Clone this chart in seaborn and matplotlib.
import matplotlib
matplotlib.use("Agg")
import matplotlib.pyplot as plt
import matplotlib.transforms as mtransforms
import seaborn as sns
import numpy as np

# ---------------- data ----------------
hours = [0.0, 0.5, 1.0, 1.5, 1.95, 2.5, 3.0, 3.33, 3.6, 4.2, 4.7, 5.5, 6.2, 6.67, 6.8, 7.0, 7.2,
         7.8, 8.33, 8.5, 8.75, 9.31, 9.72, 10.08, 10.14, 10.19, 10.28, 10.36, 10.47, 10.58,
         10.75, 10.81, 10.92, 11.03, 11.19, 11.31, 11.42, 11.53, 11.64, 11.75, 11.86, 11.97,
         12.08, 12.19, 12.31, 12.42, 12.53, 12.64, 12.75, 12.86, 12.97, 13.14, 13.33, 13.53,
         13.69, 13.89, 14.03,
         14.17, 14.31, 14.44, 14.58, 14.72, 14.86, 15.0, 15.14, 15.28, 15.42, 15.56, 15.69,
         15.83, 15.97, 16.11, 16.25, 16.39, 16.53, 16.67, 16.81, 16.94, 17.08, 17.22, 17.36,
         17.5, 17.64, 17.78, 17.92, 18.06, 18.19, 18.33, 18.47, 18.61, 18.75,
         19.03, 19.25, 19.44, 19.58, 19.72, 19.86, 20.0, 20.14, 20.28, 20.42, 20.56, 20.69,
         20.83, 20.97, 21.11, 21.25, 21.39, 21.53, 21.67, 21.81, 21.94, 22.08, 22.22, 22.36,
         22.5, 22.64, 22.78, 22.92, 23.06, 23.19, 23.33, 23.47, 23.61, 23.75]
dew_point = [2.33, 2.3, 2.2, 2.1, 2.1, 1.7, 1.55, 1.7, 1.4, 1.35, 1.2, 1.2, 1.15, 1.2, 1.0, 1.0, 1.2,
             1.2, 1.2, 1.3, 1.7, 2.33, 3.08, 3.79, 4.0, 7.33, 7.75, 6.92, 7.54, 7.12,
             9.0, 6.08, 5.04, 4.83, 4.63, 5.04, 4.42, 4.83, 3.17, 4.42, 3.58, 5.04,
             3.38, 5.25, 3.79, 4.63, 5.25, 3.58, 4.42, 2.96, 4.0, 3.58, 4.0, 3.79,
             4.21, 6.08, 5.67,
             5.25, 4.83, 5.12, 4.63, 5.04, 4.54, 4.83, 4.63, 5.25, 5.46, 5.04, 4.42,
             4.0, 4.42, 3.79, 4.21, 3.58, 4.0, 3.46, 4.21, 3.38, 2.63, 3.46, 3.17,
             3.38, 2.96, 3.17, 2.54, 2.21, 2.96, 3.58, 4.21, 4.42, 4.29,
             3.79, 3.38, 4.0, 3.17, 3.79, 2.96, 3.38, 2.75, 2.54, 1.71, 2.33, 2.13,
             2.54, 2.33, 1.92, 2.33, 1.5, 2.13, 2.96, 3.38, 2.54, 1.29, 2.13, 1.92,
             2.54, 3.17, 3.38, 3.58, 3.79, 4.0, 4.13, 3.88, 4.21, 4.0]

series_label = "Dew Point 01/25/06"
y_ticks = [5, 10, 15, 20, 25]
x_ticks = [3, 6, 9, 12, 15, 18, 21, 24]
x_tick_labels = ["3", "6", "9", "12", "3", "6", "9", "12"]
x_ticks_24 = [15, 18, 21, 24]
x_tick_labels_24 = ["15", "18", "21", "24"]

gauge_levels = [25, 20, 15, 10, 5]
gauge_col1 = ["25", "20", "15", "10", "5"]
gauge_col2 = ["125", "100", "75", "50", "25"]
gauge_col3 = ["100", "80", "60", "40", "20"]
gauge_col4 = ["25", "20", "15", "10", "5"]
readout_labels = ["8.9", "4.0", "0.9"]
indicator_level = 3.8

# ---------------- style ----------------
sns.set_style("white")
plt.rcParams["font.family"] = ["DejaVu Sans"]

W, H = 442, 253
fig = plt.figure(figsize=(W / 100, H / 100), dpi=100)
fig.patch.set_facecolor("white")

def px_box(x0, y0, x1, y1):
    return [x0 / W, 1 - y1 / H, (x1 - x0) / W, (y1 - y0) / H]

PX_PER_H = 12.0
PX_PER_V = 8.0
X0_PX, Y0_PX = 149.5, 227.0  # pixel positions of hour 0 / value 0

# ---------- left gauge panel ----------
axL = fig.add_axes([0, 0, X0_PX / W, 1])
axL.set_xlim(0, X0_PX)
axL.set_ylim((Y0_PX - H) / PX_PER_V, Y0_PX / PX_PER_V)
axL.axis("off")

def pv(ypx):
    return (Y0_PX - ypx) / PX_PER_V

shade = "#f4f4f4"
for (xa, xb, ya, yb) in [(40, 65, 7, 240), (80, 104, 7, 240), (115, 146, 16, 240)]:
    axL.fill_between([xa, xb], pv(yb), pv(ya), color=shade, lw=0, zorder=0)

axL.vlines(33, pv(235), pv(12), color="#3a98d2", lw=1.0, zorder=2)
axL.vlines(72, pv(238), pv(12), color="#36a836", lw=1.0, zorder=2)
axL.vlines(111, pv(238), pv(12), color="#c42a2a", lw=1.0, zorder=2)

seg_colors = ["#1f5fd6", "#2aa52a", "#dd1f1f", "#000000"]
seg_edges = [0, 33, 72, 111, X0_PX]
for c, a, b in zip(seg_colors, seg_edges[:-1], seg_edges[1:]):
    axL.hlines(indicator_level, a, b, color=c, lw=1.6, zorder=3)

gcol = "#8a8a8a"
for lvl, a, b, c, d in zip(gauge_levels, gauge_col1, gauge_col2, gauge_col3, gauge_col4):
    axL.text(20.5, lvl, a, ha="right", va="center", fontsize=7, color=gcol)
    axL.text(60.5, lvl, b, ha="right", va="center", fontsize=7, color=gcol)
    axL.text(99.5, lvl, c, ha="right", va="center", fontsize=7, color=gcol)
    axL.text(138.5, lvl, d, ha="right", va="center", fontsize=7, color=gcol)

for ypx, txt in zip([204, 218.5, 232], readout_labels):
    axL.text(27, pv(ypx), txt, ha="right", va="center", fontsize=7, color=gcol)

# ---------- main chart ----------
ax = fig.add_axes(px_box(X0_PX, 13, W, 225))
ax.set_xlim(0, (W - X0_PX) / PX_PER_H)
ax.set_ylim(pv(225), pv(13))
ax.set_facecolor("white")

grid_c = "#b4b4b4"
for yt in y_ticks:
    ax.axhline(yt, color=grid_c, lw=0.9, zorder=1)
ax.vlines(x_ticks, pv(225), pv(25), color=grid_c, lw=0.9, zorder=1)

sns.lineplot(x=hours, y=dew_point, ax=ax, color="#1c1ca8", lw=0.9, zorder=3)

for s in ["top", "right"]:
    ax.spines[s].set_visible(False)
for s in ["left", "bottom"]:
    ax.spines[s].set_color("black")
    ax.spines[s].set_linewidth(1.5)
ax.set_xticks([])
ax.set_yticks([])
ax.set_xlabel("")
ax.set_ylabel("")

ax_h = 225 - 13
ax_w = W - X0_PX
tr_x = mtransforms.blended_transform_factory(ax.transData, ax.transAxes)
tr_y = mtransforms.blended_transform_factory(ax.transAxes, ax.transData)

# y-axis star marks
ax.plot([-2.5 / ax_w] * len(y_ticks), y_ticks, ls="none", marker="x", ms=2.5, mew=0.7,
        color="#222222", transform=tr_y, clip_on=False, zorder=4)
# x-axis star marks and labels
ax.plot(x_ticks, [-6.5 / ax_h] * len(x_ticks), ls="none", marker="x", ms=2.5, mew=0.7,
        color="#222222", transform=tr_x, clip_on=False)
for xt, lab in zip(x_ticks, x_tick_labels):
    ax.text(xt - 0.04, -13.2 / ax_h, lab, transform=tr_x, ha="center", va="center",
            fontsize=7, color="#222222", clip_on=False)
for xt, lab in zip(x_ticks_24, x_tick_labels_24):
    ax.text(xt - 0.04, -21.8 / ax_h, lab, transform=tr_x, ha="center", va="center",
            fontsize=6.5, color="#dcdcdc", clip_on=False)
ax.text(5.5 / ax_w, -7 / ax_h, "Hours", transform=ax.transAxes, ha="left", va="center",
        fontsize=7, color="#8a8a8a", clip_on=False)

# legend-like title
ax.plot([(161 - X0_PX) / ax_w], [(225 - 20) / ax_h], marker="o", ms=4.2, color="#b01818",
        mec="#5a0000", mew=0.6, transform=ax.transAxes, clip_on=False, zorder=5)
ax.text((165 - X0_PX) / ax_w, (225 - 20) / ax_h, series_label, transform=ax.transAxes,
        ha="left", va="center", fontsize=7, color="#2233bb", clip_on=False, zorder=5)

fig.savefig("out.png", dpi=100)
____
**Description of the task:** Look at the material above and copy, word for word, its lines from the first through the one containing "import numpy as np".

**The output:**
Clone this chart in seaborn and matplotlib.
import matplotlib
matplotlib.use("Agg")
import matplotlib.pyplot as plt
import matplotlib.transforms as mtransforms
import seaborn as sns
import numpy as np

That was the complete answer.